Se quiser participar, é só mandar um e-mail pra organizadora em juliadantas@gmail.com pra combinar uma data pro teu relato. Os participantes estão em Porto Alegre ou abandonaram a cidade temporariamente para a quarentena.

30.4.20

Dia 44: por Juliana Maffeis

Faz tempo que perdi a noção dos dias. Hoje fui levar almoço na casa da vó e ela, pela janela, pegou a sacola e me perguntou quando isso vai acabar. Não sei, vó, ninguém sabe. Ela me atirou um beijo e eu outro: até mais, até mais. Semana que vem ela completa 83 anos e não poderei abraçar minha velha. Saindo do prédio, notei uma movimentação. Buzinas, carros enfileirados, motoristas de máscaras camufladas, bandeiras verde-amarelas. Era uma carreata a favor do governo e contra o isolamento social. Como alguém ainda defende esse governo? 

Ando com a paciência zerada. Juro que não queria entrar nesse conflito. Cuspi meia dúzia de verdades na cara de um cidadão de bem e de repente já tinha cavalaria, spray de pimenta, espingarda apontada pra mim. Olha, se fosse pra me arriscar, estaria brindando o fim do mundo com meus amigos. Não aqui, não com essa galera. Tentei me defender atrás de uma camionete branca e o motorista me chamou de comunista. Vai pra casa, o polícia me disse. Era isso que eu tava querendo, seu, desde o início. O mundo tá tão louco que eu tava, em plena pandemia, no meio da rua concordando com um policial. 

Cheguei em casa tremendo. Pelo menos um pouco de emoção, ninguém me disse. Morar sozinha em tempos de pandemia potencializa o medo. Em casa é mais seguro, esse é o mantra que eu repito ao longo do dia. Uma porra de um vírus minúsculo me afasta da sociedade e me aproxima de mim de um jeito pouco saudável.

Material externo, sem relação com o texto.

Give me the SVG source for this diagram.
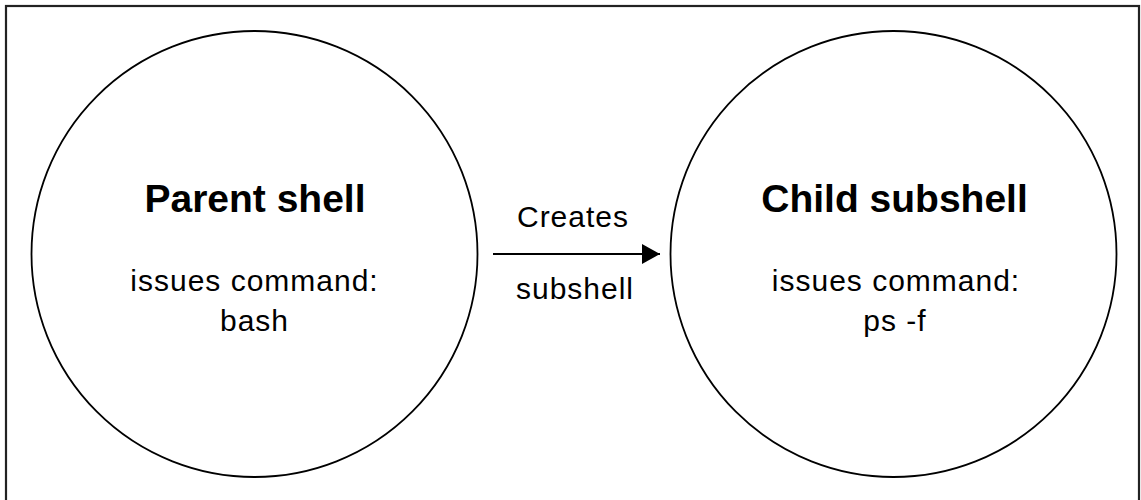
<svg xmlns="http://www.w3.org/2000/svg" width="1141" height="500" viewBox="0 0 1141 500">
  <style>
    .node circle { fill: #fff; stroke: #000; stroke-width: 1.8; }
    .title { font-family: "Liberation Sans", Arial, sans-serif; font-weight: bold; font-size: 39px; fill: #000; text-anchor: middle; }
    .body { font-family: "Liberation Sans", Arial, sans-serif; font-size: 30px; fill: #000; text-anchor: middle; letter-spacing: 1px; }
    .edge { stroke: #000; stroke-width: 1.8; fill: none; }
  </style>
  <defs>
    <marker id="arrow" markerUnits="userSpaceOnUse" markerWidth="20" markerHeight="22" refX="18" refY="10" orient="auto">
      <polygon points="0,0 18,10 0,20" fill="#000"/>
    </marker>
  </defs>
  <rect x="0" y="0" width="1141" height="500" fill="#fff"/>
  <rect x="6" y="6" width="1133" height="520" fill="none" stroke="#222" stroke-width="2.2"/>
  <g id="parent-shell" class="node">
    <circle cx="254.5" cy="254" r="223"/>
    <text class="title" x="255" y="212">Parent shell</text>
    <text class="body" x="254.5" y="291">issues command:</text>
    <text class="body" x="254.5" y="331">bash</text>
  </g>
  <g id="child-subshell" class="node">
    <circle cx="893.5" cy="254" r="223"/>
    <text class="title" x="894.5" y="212">Child subshell</text>
    <text class="body" x="896" y="291">issues command:</text>
    <text class="body" x="895" y="331">ps -f</text>
  </g>
  <g id="connectors">
    <line class="edge" x1="493" y1="254" x2="660" y2="254" marker-end="url(#arrow)"/>
    <text class="body" x="573" y="227">Creates</text>
    <text class="body" x="575" y="299">subshell</text>
  </g>
</svg>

De repente surge a obrigação de rastrear minha sombra. Sem folga, sem férias, sem esconderijo. Por ironia, uso máscara. A pandemia parece estar tirando algumas e devolvendo outras, descartáveis em outra medida. Justo agora que precisei enfrentar o espelho, minha boca tá coberta. Observo o mundo tão longe e eu pequeninha correndo dentro de mim. 

Quem diria que eu, toda cagada entoando que-meus-inimigos-tendo-pés-não-me-alcancem-tendo-olhos-não-me-vejam antes de sair de casa pra entregar comida pra vó, iria ignorar qualquer perigo pra bater boca com fascista? Parece mesmo que me conheço pouco: não sei sair e voltar pra casa sem alterar a rota. Só por hoje não olharei os dados, as curvas, as estatísticas, as prospecções, os números. Já não tenho força para interpretar a dança dos gráficos e seus movimentos bruscos. 

Não estou otimista, não tenho motivos pra isso. Bate uma imensa vontade de mandar tudo à merda e sentar na calçada, acender um cigarro, foda-se. Se fosse só por mim, já era. Ando tão puta com esse governo que pouco me interessa ser testemunha do futuro. Aí me vem a imagem da vó na janela perguntando quando isso vai acabar. Não sei, vó, ninguém sabe. Dá vontade de ter uma resposta melhor. 

Um comentário:

  1. Minha linda Juju li teu relato adorei fosse perfeita!!Não gostei por teres aumentado minha idade.